**WHAT YOU NEED TO DO**
The material below should be written out in full and exactly; pictures stay out of the copy.

**COLLECTED MATERIAL**
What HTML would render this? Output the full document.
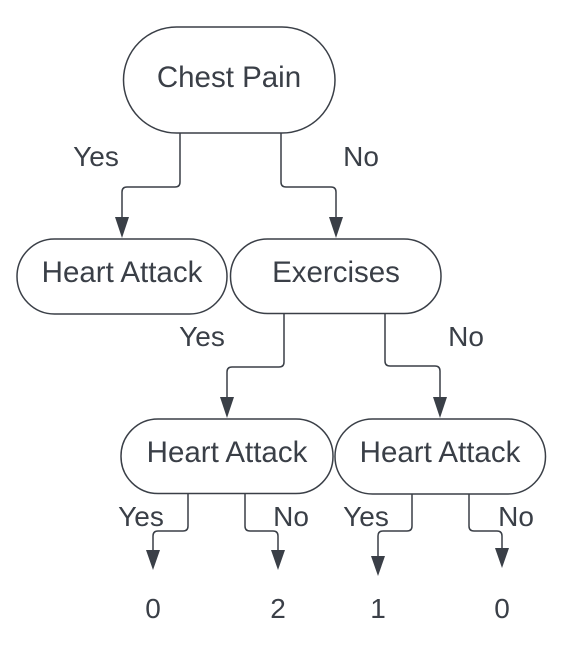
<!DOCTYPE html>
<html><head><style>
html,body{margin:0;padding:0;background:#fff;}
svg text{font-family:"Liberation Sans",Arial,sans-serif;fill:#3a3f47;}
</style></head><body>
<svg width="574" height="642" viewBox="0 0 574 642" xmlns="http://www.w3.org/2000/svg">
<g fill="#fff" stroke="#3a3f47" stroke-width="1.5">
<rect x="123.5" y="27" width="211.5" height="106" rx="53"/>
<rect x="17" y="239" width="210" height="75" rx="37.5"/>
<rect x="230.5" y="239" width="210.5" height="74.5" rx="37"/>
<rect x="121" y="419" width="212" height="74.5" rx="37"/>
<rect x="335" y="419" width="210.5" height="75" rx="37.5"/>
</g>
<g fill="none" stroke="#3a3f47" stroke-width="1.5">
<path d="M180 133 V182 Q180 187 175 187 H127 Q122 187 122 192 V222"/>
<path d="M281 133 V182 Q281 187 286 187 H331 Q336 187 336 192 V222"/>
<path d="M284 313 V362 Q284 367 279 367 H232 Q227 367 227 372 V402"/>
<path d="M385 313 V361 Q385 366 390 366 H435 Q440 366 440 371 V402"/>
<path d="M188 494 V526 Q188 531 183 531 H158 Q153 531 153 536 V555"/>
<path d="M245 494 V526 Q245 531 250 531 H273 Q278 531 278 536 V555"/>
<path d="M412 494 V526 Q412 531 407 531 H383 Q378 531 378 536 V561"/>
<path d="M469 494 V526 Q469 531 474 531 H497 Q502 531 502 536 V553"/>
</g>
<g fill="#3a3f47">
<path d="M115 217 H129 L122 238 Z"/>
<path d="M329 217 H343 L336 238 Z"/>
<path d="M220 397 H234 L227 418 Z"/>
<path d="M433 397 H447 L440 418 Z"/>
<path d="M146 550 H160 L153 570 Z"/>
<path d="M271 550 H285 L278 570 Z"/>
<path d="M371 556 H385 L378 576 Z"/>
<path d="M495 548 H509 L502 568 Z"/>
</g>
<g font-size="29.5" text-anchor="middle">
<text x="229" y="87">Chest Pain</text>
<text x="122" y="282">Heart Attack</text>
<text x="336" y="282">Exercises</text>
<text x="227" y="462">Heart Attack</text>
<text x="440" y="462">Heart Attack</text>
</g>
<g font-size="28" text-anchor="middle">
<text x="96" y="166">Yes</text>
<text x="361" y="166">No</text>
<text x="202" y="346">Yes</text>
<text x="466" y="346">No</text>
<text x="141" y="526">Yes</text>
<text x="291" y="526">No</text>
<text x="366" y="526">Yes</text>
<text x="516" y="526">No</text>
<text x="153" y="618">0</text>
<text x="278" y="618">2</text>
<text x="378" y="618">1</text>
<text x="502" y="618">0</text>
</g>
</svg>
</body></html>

**SOLUTION TO THE PROBLEM**
What HTML would render this? Output the full document.
<!DOCTYPE html>
<html><head><style>
html,body{margin:0;padding:0;background:#fff;}
svg text{font-family:"Liberation Sans",Arial,sans-serif;fill:#3a3f47;}
</style></head><body>
<svg width="574" height="642" viewBox="0 0 574 642" xmlns="http://www.w3.org/2000/svg">
<g fill="#fff" stroke="#3a3f47" stroke-width="1.5">
<rect x="123.5" y="27" width="211.5" height="106" rx="53"/>
<rect x="17" y="239" width="210" height="75" rx="37.5"/>
<rect x="230.5" y="239" width="210.5" height="74.5" rx="37"/>
<rect x="121" y="419" width="212" height="74.5" rx="37"/>
<rect x="335" y="419" width="210.5" height="75" rx="37.5"/>
</g>
<g fill="none" stroke="#3a3f47" stroke-width="1.5">
<path d="M180 133 V182 Q180 187 175 187 H127 Q122 187 122 192 V222"/>
<path d="M281 133 V182 Q281 187 286 187 H331 Q336 187 336 192 V222"/>
<path d="M284 313 V362 Q284 367 279 367 H232 Q227 367 227 372 V402"/>
<path d="M385 313 V361 Q385 366 390 366 H435 Q440 366 440 371 V402"/>
<path d="M188 494 V526 Q188 531 183 531 H158 Q153 531 153 536 V555"/>
<path d="M245 494 V526 Q245 531 250 531 H273 Q278 531 278 536 V555"/>
<path d="M412 494 V526 Q412 531 407 531 H383 Q378 531 378 536 V561"/>
<path d="M469 494 V526 Q469 531 474 531 H497 Q502 531 502 536 V553"/>
</g>
<g fill="#3a3f47">
<path d="M115 217 H129 L122 238 Z"/>
<path d="M329 217 H343 L336 238 Z"/>
<path d="M220 397 H234 L227 418 Z"/>
<path d="M433 397 H447 L440 418 Z"/>
<path d="M146 550 H160 L153 570 Z"/>
<path d="M271 550 H285 L278 570 Z"/>
<path d="M371 556 H385 L378 576 Z"/>
<path d="M495 548 H509 L502 568 Z"/>
</g>
<g font-size="29.5" text-anchor="middle">
<text x="229" y="87">Chest Pain</text>
<text x="122" y="282">Heart Attack</text>
<text x="336" y="282">Exercises</text>
<text x="227" y="462">Heart Attack</text>
<text x="440" y="462">Heart Attack</text>
</g>
<g font-size="28" text-anchor="middle">
<text x="96" y="166">Yes</text>
<text x="361" y="166">No</text>
<text x="202" y="346">Yes</text>
<text x="466" y="346">No</text>
<text x="141" y="526">Yes</text>
<text x="291" y="526">No</text>
<text x="366" y="526">Yes</text>
<text x="516" y="526">No</text>
<text x="153" y="618">0</text>
<text x="278" y="618">2</text>
<text x="378" y="618">1</text>
<text x="502" y="618">0</text>
</g>
</svg>
</body></html>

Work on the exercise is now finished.